* **Data excerpt**:
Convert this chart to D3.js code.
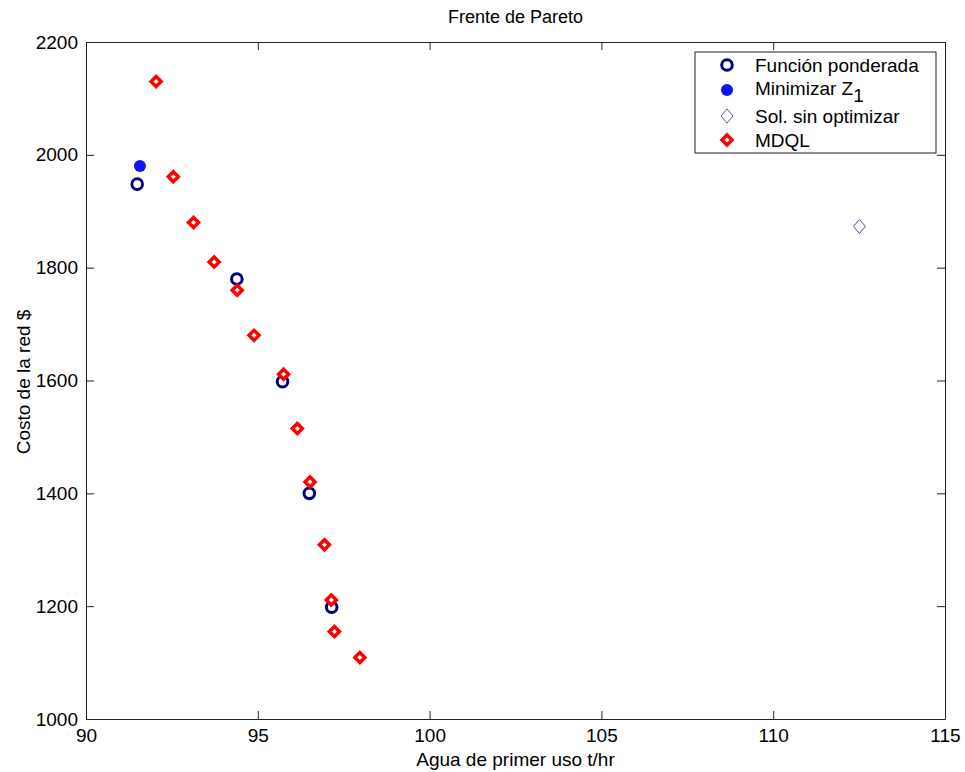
<!DOCTYPE html>
<html>
<head>
<meta charset="utf-8">
<script src="https://cdn.jsdelivr.net/npm/d3@7"></script>
<style>
 body { margin:0; background:#fff; }
 text { font-family: Arial, "Liberation Sans", sans-serif; }
</style>
</head>
<body>
<svg id="chart"></svg>
<script>
// valores
var ponderadaX = [91.49, 94.39, 95.72, 96.50, 97.15]
var ponderadaY = [1948, 1780, 1598, 1400, 1198]

var minZ1X = [91.57]
var minZ1Y = [1980]

var sinOptX = [112.51]
var sinOptY = [1873]

var mdqlX = [92.04, 92.54, 93.13, 93.73, 94.40, 94.89, 95.75, 96.15, 96.52, 96.94, 97.14, 97.23, 97.97]
var mdqlY = [2130, 1961, 1880, 1810, 1760, 1680, 1611, 1515, 1420, 1309, 1211, 1155, 1109]

var xTicks = [90, 95, 100, 105, 110, 115]
var yTicks = [1000, 1200, 1400, 1600, 1800, 2000, 2200]

var legendLabels = ["Función ponderada", "Minimizar Z", "Sol. sin optimizar", "MDQL"]

var screen = {width: 965, height: 772}
var margin = {top: 42, right: 20, bottom: 53, left: 86}
var w = screen.width - margin.left - margin.right
var h = screen.height - margin.top - margin.bottom

var pts = function(xs, ys){
  return xs.map(function(x, i){ return {x: x, y: ys[i]} })
}

var svg = d3.select("#chart")
  .attr("width", screen.width)
  .attr("height", screen.height)

var chart = svg.append("g")
  .attr("transform", "translate(" + margin.left + "," + margin.top + ")")

var xScale = d3.scaleLinear().domain([90, 115]).range([0, w])
var yScale = d3.scaleLinear().domain([1000, 2200]).range([h, 0])

// caja y ticks hacia adentro
var styleAxis = function(g){
  g.attr("font-family", null).attr("font-size", null)
  g.selectAll("path").attr("stroke", "#222").attr("stroke-width", 1)
  g.selectAll("line").attr("stroke", "#222")
  g.selectAll("text").style("font-size", "19px").attr("fill", "#000")
}

chart.append("g")
  .attr("transform", "translate(0," + h + ")")
  .call(d3.axisBottom(xScale).tickValues(xTicks).tickFormat(d3.format("d")).tickSizeInner(-8).tickSizeOuter(0).tickPadding(10))
  .call(styleAxis)
chart.append("g")
  .call(d3.axisTop(xScale).tickValues(xTicks).tickSizeInner(-8).tickSizeOuter(0).tickFormat(""))
  .call(styleAxis)
chart.append("g")
  .call(d3.axisLeft(yScale).tickValues(yTicks).tickFormat(d3.format("d")).tickSizeInner(-8).tickSizeOuter(0).tickPadding(8))
  .call(styleAxis)
chart.append("g")
  .attr("transform", "translate(" + w + ",0)")
  .call(d3.axisRight(yScale).tickValues(yTicks).tickSizeInner(-8).tickSizeOuter(0).tickFormat(""))
  .call(styleAxis)

var diamond = function(r){ return "M0," + (-r) + "L" + r + ",0L0," + r + "L" + (-r) + ",0Z" }
var diamondThin = "M0,-7L6,0L0,7L-6,0Z"

// funcion ponderada
chart.selectAll(".pond")
  .data(pts(ponderadaX, ponderadaY))
  .enter().append("circle")
  .attr("class", "pond")
  .attr("cx", function(d){ return xScale(d.x) })
  .attr("cy", function(d){ return yScale(d.y) })
  .attr("r", 5.3)
  .attr("fill", "none")
  .attr("stroke", "#00007f")
  .attr("stroke-width", 3)

chart.selectAll(".minz")
  .data(pts(minZ1X, minZ1Y))
  .enter().append("circle")
  .attr("class", "minz")
  .attr("cx", function(d){ return xScale(d.x) })
  .attr("cy", function(d){ return yScale(d.y) })
  .attr("r", 6)
  .attr("fill", "#0a14ff")

chart.selectAll(".sinopt")
  .data(pts(sinOptX, sinOptY))
  .enter().append("path")
  .attr("class", "sinopt")
  .attr("transform", function(d){ return "translate(" + xScale(d.x) + "," + yScale(d.y) + ")" })
  .attr("d", diamondThin)
  .attr("fill", "none")
  .attr("stroke", "#4a4aa0")
  .attr("stroke-width", 1)

chart.selectAll(".mdql")
  .data(pts(mdqlX, mdqlY))
  .enter().append("path")
  .attr("class", "mdql")
  .attr("transform", function(d){ return "translate(" + xScale(d.x) + "," + yScale(d.y) + ")" })
  .attr("d", diamond(5))
  .attr("fill", "#fff")
  .attr("stroke", "#ff0000")
  .attr("stroke-width", 3.5)

// leyenda
var legend = svg.append("g")
legend.append("rect")
  .attr("x", 695).attr("y", 52)
  .attr("width", 241).attr("height", 101)
  .attr("fill", "#fff").attr("stroke", "#222").attr("stroke-width", 1)

var rowY = [65, 90, 116, 140]
var textY = [72, 95, 123, 147]
var lx = 727

legend.append("circle").attr("cx", lx).attr("cy", rowY[0]).attr("r", 5.3)
  .attr("fill", "none").attr("stroke", "#00007f").attr("stroke-width", 3)
legend.append("circle").attr("cx", lx).attr("cy", rowY[1]).attr("r", 6).attr("fill", "#0a14ff")
legend.append("path").attr("transform", "translate(" + lx + "," + rowY[2] + ")")
  .attr("d", diamondThin).attr("fill", "none").attr("stroke", "#4a4aa0")
legend.append("path").attr("transform", "translate(" + lx + "," + rowY[3] + ")")
  .attr("d", diamond(5)).attr("fill", "#fff").attr("stroke", "#ff0000").attr("stroke-width", 3.5)

legendLabels.forEach(function(t, i){
  var tx = legend.append("text")
    .attr("x", 755).attr("y", textY[i])
    .style("font-size", "19px")
    .text(t)
  if (i == 1) {
    tx.append("tspan").attr("dy", 7).style("font-size", "19px").text("1")
  }
})

// titulos
svg.append("text")
  .attr("x", margin.left + w / 2).attr("y", 23)
  .attr("text-anchor", "middle")
  .style("font-size", "18px")
  .text("Frente de Pareto")

svg.append("text")
  .attr("x", margin.left + w / 2).attr("y", 766)
  .attr("text-anchor", "middle")
  .style("font-size", "19px")
  .text("Agua de primer uso t/hr")

svg.append("text")
  .attr("transform", "translate(30," + 382 + ") rotate(-90)")
  .attr("text-anchor", "middle")
  .style("font-size", "19px")
  .text("Costo de la red $")
</script>
</body>
</html>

* **Given problem**: Give the material again exactly as it is, but keep the pictures out.

* **Response for this exercise**:
Convert this chart to D3.js code.
<!DOCTYPE html>
<html>
<head>
<meta charset="utf-8">
<script src="https://cdn.jsdelivr.net/npm/d3@7"></script>
<style>
 body { margin:0; background:#fff; }
 text { font-family: Arial, "Liberation Sans", sans-serif; }
</style>
</head>
<body>
<svg id="chart"></svg>
<script>
// valores
var ponderadaX = [91.49, 94.39, 95.72, 96.50, 97.15]
var ponderadaY = [1948, 1780, 1598, 1400, 1198]

var minZ1X = [91.57]
var minZ1Y = [1980]

var sinOptX = [112.51]
var sinOptY = [1873]

var mdqlX = [92.04, 92.54, 93.13, 93.73, 94.40, 94.89, 95.75, 96.15, 96.52, 96.94, 97.14, 97.23, 97.97]
var mdqlY = [2130, 1961, 1880, 1810, 1760, 1680, 1611, 1515, 1420, 1309, 1211, 1155, 1109]

var xTicks = [90, 95, 100, 105, 110, 115]
var yTicks = [1000, 1200, 1400, 1600, 1800, 2000, 2200]

var legendLabels = ["Función ponderada", "Minimizar Z", "Sol. sin optimizar", "MDQL"]

var screen = {width: 965, height: 772}
var margin = {top: 42, right: 20, bottom: 53, left: 86}
var w = screen.width - margin.left - margin.right
var h = screen.height - margin.top - margin.bottom

var pts = function(xs, ys){
  return xs.map(function(x, i){ return {x: x, y: ys[i]} })
}

var svg = d3.select("#chart")
  .attr("width", screen.width)
  .attr("height", screen.height)

var chart = svg.append("g")
  .attr("transform", "translate(" + margin.left + "," + margin.top + ")")

var xScale = d3.scaleLinear().domain([90, 115]).range([0, w])
var yScale = d3.scaleLinear().domain([1000, 2200]).range([h, 0])

// caja y ticks hacia adentro
var styleAxis = function(g){
  g.attr("font-family", null).attr("font-size", null)
  g.selectAll("path").attr("stroke", "#222").attr("stroke-width", 1)
  g.selectAll("line").attr("stroke", "#222")
  g.selectAll("text").style("font-size", "19px").attr("fill", "#000")
}

chart.append("g")
  .attr("transform", "translate(0," + h + ")")
  .call(d3.axisBottom(xScale).tickValues(xTicks).tickFormat(d3.format("d")).tickSizeInner(-8).tickSizeOuter(0).tickPadding(10))
  .call(styleAxis)
chart.append("g")
  .call(d3.axisTop(xScale).tickValues(xTicks).tickSizeInner(-8).tickSizeOuter(0).tickFormat(""))
  .call(styleAxis)
chart.append("g")
  .call(d3.axisLeft(yScale).tickValues(yTicks).tickFormat(d3.format("d")).tickSizeInner(-8).tickSizeOuter(0).tickPadding(8))
  .call(styleAxis)
chart.append("g")
  .attr("transform", "translate(" + w + ",0)")
  .call(d3.axisRight(yScale).tickValues(yTicks).tickSizeInner(-8).tickSizeOuter(0).tickFormat(""))
  .call(styleAxis)

var diamond = function(r){ return "M0," + (-r) + "L" + r + ",0L0," + r + "L" + (-r) + ",0Z" }
var diamondThin = "M0,-7L6,0L0,7L-6,0Z"

// funcion ponderada
chart.selectAll(".pond")
  .data(pts(ponderadaX, ponderadaY))
  .enter().append("circle")
  .attr("class", "pond")
  .attr("cx", function(d){ return xScale(d.x) })
  .attr("cy", function(d){ return yScale(d.y) })
  .attr("r", 5.3)
  .attr("fill", "none")
  .attr("stroke", "#00007f")
  .attr("stroke-width", 3)

chart.selectAll(".minz")
  .data(pts(minZ1X, minZ1Y))
  .enter().append("circle")
  .attr("class", "minz")
  .attr("cx", function(d){ return xScale(d.x) })
  .attr("cy", function(d){ return yScale(d.y) })
  .attr("r", 6)
  .attr("fill", "#0a14ff")

chart.selectAll(".sinopt")
  .data(pts(sinOptX, sinOptY))
  .enter().append("path")
  .attr("class", "sinopt")
  .attr("transform", function(d){ return "translate(" + xScale(d.x) + "," + yScale(d.y) + ")" })
  .attr("d", diamondThin)
  .attr("fill", "none")
  .attr("stroke", "#4a4aa0")
  .attr("stroke-width", 1)

chart.selectAll(".mdql")
  .data(pts(mdqlX, mdqlY))
  .enter().append("path")
  .attr("class", "mdql")
  .attr("transform", function(d){ return "translate(" + xScale(d.x) + "," + yScale(d.y) + ")" })
  .attr("d", diamond(5))
  .attr("fill", "#fff")
  .attr("stroke", "#ff0000")
  .attr("stroke-width", 3.5)

// leyenda
var legend = svg.append("g")
legend.append("rect")
  .attr("x", 695).attr("y", 52)
  .attr("width", 241).attr("height", 101)
  .attr("fill", "#fff").attr("stroke", "#222").attr("stroke-width", 1)

var rowY = [65, 90, 116, 140]
var textY = [72, 95, 123, 147]
var lx = 727

legend.append("circle").attr("cx", lx).attr("cy", rowY[0]).attr("r", 5.3)
  .attr("fill", "none").attr("stroke", "#00007f").attr("stroke-width", 3)
legend.append("circle").attr("cx", lx).attr("cy", rowY[1]).attr("r", 6).attr("fill", "#0a14ff")
legend.append("path").attr("transform", "translate(" + lx + "," + rowY[2] + ")")
  .attr("d", diamondThin).attr("fill", "none").attr("stroke", "#4a4aa0")
legend.append("path").attr("transform", "translate(" + lx + "," + rowY[3] + ")")
  .attr("d", diamond(5)).attr("fill", "#fff").attr("stroke", "#ff0000").attr("stroke-width", 3.5)

legendLabels.forEach(function(t, i){
  var tx = legend.append("text")
    .attr("x", 755).attr("y", textY[i])
    .style("font-size", "19px")
    .text(t)
  if (i == 1) {
    tx.append("tspan").attr("dy", 7).style("font-size", "19px").text("1")
  }
})

// titulos
svg.append("text")
  .attr("x", margin.left + w / 2).attr("y", 23)
  .attr("text-anchor", "middle")
  .style("font-size", "18px")
  .text("Frente de Pareto")

svg.append("text")
  .attr("x", margin.left + w / 2).attr("y", 766)
  .attr("text-anchor", "middle")
  .style("font-size", "19px")
  .text("Agua de primer uso t/hr")

svg.append("text")
  .attr("transform", "translate(30," + 382 + ") rotate(-90)")
  .attr("text-anchor", "middle")
  .style("font-size", "19px")
  .text("Costo de la red $")
</script>
</body>
</html>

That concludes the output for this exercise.